News & Commentary

May 19, 2023

Swap Agrawal

Swap Agrawal is a student at Harvard Law School.

In today’s news and commentary, Minnesota Democrats pass a sweeping labor bill; the Supreme Court held that a State National Guard is a federal agency under the Federal Service Labor-Management Relations Statute; the EEOC released new guidance regarding employer use of automated hiring tools; and house cleaning app Handy settles a worker misclassification lawsuit for $6 million.

On Tuesday, the Minnesota state legislature passed a sweeping labor bill that Governor Walz intends to sign into law. The bill makes nine major changes that have long been on Democrats’ wish list, including mandating paid sick days, banning noncompete agreements, allowing teachers to negotiate over classroom sizes, creating a sectoral bargaining system for nursing home workers, banning captive audience meetings, boosting funding for workplace safety inspectors, and increasing protections for workers in meatpacking plants and construction sites. The bill also takes aim at Amazon’s warehouse labor practices by requiring employers to provide warehouse workers with written information about all quotas and performance standards they are subject to and forbidding employers from taking disciplinary action against a worker who fails to meet a quota that wasn’t disclosed. These provisions are a result of organizing by East African workers who have spent years fighting for better pay and conditions at Amazon warehouses. To enforce this provision, the bill establishes a private cause of action for workers.
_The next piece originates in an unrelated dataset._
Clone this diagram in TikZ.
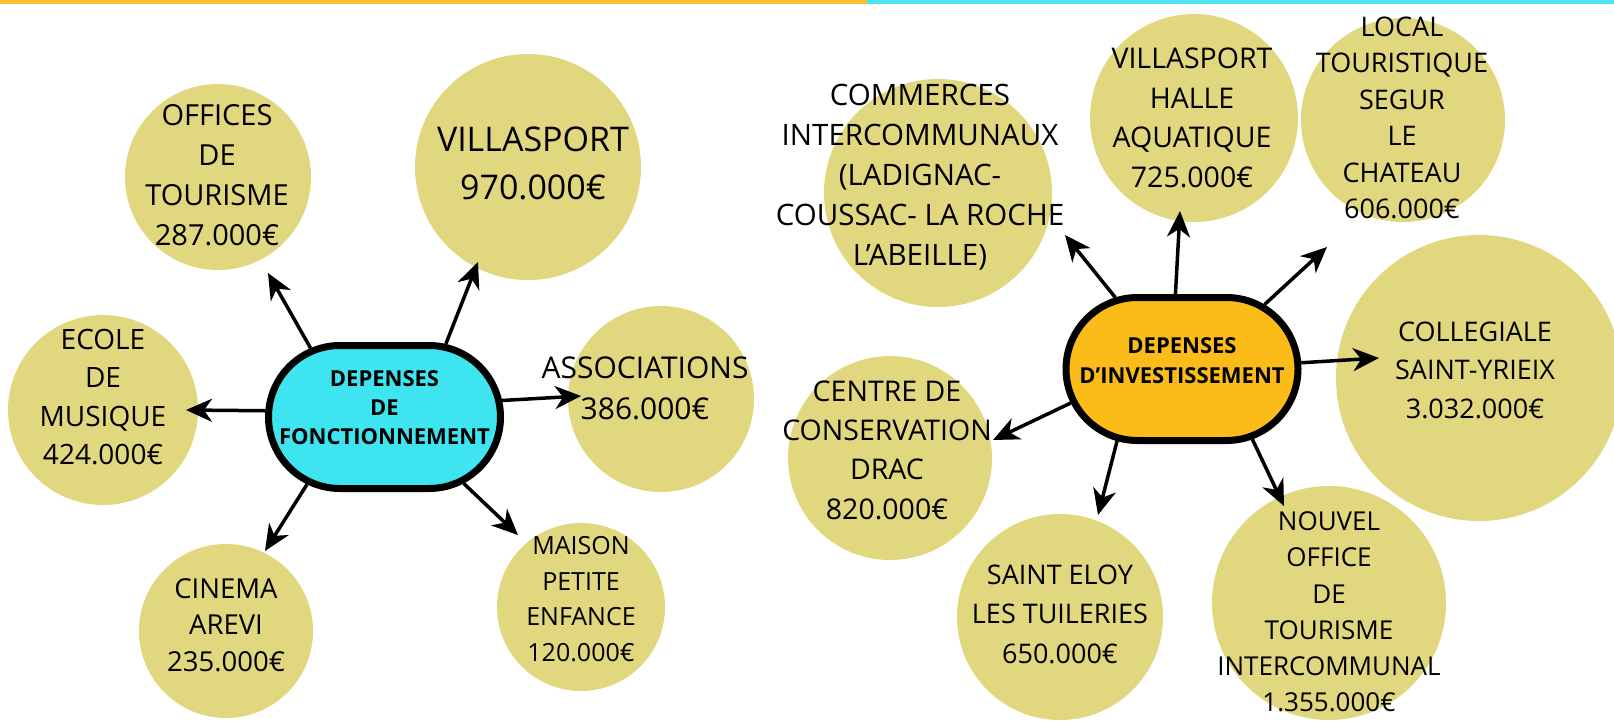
\documentclass[tikz,border=0pt]{standalone}
\usepackage{fontspec}
\setmainfont{Open Sans}
\usetikzlibrary{shapes.misc,arrows.meta}
\definecolor{khaki}{RGB}{225,215,126}
\definecolor{hubcyan}{RGB}{62,229,240}
\definecolor{huborange}{RGB}{251,188,25}
\definecolor{barorange}{RGB}{252,192,45}
\definecolor{barcyan}{RGB}{77,227,240}
\begin{document}
\begin{tikzpicture}[x=1pt,y=-1pt,
  bubble/.style={circle,fill=khaki,inner sep=0pt,minimum size=#1},
  txt/.style 2 args={align=center,inner sep=0pt,font=\fontsize{#1}{#2}\selectfont},
  hub/.style={rounded rectangle,draw=black,line width=7pt,minimum width=232pt,minimum height=143pt,inner sep=0pt},
  hubtxt/.style={align=center,inner sep=0pt,font=\bfseries\fontsize{22}{#1}\selectfont},
  arr/.style={line width=3.5pt,-{Stealth[length=26pt,width=23pt,inset=8pt]}}]
\useasboundingbox (0,0) rectangle (1614,723);
\fill[barorange] (0,0) rectangle (867,4);
\fill[barcyan] (867,0) rectangle (1614,4);

\node[bubble=186pt] (c-offices) at (218,177) {};
\node[bubble=226pt] (c-villa) at (528,167) {};
\node[bubble=190pt] (c-ecole) at (103,410) {};
\node[bubble=186pt] (c-assoc) at (661,399) {};
\node[bubble=174pt] (c-cinema) at (226,631) {};
\node[bubble=168pt] (c-maison) at (581,607) {};
\node[bubble=228pt] (c-commerces) at (938,193) {};
\node[bubble=208pt] (c-halle) at (1194,118) {};
\node[bubble=204pt] (c-local) at (1403,120) {};
\node[bubble=286pt] (c-collegiale) at (1479,378) {};
\node[bubble=204pt] (c-centre) at (890,458) {};
\node[bubble=206pt] (c-eloy) at (1060,617) {};
\node[bubble=234pt] (c-nouvel) at (1329,603) {};

\node[txt={29}{40}] (t-offices) at (217,175) {OFFICES\\DE\\TOURISME\\287.000€};
\node[txt={34}{48}] (t-villa) at (533,163) {VILLASPORT\\970.000€};
\node[txt={28}{38.5}] (t-ecole) at (103,397) {ECOLE\\DE\\MUSIQUE\\424.000€};
\node[txt={30}{41}] (t-assoc) at (645,388) {ASSOCIATIONS\\386.000€};
\node[txt={27.5}{36.5}] (t-cinema) at (226,625) {CINEMA\\AREVI\\235.000€};
\node[txt={25}{35.5}] (t-maison) at (581,599) {MAISON\\PETITE\\ENFANCE\\120.000€};
\node[txt={29.5}{40}] (t-commerces) at (920,177) {COMMERCES\\INTERCOMMUNAUX\\(LADIGNAC-\\COUSSAC- LA ROCHE\\L’ABEILLE)};
\node[txt={28.5}{39.6}] (t-halle) at (1192,118) {VILLASPORT\\HALLE\\AQUATIQUE\\725.000€};
\node[txt={27}{36.5}] (t-local) at (1402,118) {LOCAL\\TOURISTIQUE\\SEGUR\\LE\\CHATEAU\\606.000€};
\node[txt={27}{38.6}] (t-collegiale) at (1475,370) {COLLEGIALE\\SAINT-YRIEIX\\3.032.000€};
\node[txt={28.5}{39.4}] (t-centre) at (887,450) {CENTRE DE\\CONSERVATION\\DRAC\\820.000€};
\node[txt={27}{39.6}] (t-eloy) at (1060,614) {SAINT ELOY\\LES TUILERIES\\650.000€};
\node[txt={26}{36.2}] (t-nouvel) at (1329,612) {NOUVEL\\OFFICE\\DE\\TOURISME\\INTERCOMMUNAL\\1.355.000€};

\node[hub,fill=hubcyan] (fonct) at (384.5,417) {};
\node[hubtxt=29] (t-fonct) at (384.5,408) {DEPENSES\\DE\\FONCTIONNEMENT};
\node[hub,fill=huborange] (invest) at (1182,369) {};
\node[hubtxt=30] (t-invest) at (1182,361) {DEPENSES\\D’INVESTISSEMENT};

\coordinate (a-offices) at (268,273);
\coordinate (a-villa) at (478,262);
\coordinate (a-ecole) at (186,410);
\coordinate (a-assoc) at (581,396);
\coordinate (a-cinema) at (265,551);
\coordinate (a-maison) at (518,535);
\coordinate (a-commerces) at (1065,235);
\coordinate (a-halle) at (1180,211);
\coordinate (a-local) at (1327,247);
\coordinate (a-collegiale) at (1379,358);
\coordinate (a-centre) at (993,440);
\coordinate (a-eloy) at (1098,515);
\coordinate (a-nouvel) at (1284,506);

\draw[arr] (fonct.137) -- (a-offices);
\draw[arr] (fonct.50) -- (a-villa);
\draw[arr] (fonct.177) -- (a-ecole);
\draw[arr] (fonct.8) -- (a-assoc);
\draw[arr] (fonct.221) -- (a-cinema);
\draw[arr] (fonct.320) -- (a-maison);
\draw[arr] (invest.133) -- (a-commerces);
\draw[arr] (invest.95) -- (a-halle);
\draw[arr] (invest.38) -- (a-local);
\draw[arr] (invest.3) -- (a-collegiale);
\draw[arr] (invest.197) -- (a-centre);
\draw[arr] (invest.228) -- (a-eloy);
\draw[arr] (invest.315) -- (a-nouvel);
\end{tikzpicture}
\end{document}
On Wednesday, the Supreme Court held that a State National Guard acts as a federal agency for purposes of the Federal Service Labor-Management Relations Statute. The case, Ohio Adjutant General’s Department et al. v. Federal Labor Relations Authority et al., arose from the Ohio National Guard’s effort to unilaterally end its nearly 50-year-old collective bargaining relationship with an American Federation of Government Employees affiliate that represents Guard technicians. This decision preserves federal sector labor law rights for more than 32,000 dual-status technicians who are represented by unions in every state but Mississippi.

The EEOC released new guidance yesterday affirming that employers must assess their use of automated hiring or employment tools to ensure compliance with Title VII of the Civil Rights Act. The guidance stated that an employer’s use of an algorithmic decision-making tool counts as a “selection procedure” and that employers are responsible for their use of algorithmic decision-making even when the tools are designed or administered by another entity, such as a software vendor. The EEOC also said that AI hiring tools may discriminate not only based on single characteristics such as race or sex but also based on combinations of characteristics, e.g. by disfavoring Black women. The guidance cautioned employers that the four-fifths rule is simply a starting point for catching bias and that courts routinely examine other standards of statistical significance. The EEOC’s focus on algorithmic bias has been lauded by the Center for Democracy and Technology, which published ‘Civil Rights Standards for 21st Century Employment Selection Procedures’ in December of 2022.

San Francisco and Los Angeles district attorneys announced yesterday that the housecleaning app Handy agreed to pay $6 million to settle a lawsuit alleging that the company had misclassified workers in violation of California labor laws, including AB 5. Over 25,000 workers who perform cleaning and handyman services through the app will receive a total of $4.8 million in restitution, an average of under $200 per worker. Handy will also pay $1.2 million in civil penalties. As part of the settlement, Handy also agreed to changes to its workers’ control over the jobs they accept, including allowing workers to set their own hourly rates and contact customers directly to negotiate hours and pay. Veena Dubal, an employment law professor at the University of California College of the Law, San Francisco, said, “This is a really great example of how district attorneys can conceptualize their role in prosecuting the most rampant theft in the economy — that is the theft of workers’ wages … I’m hopeful this will give these workers some autonomy instead of allowing the firm to have it both ways — to act as an employer and an intermediary.”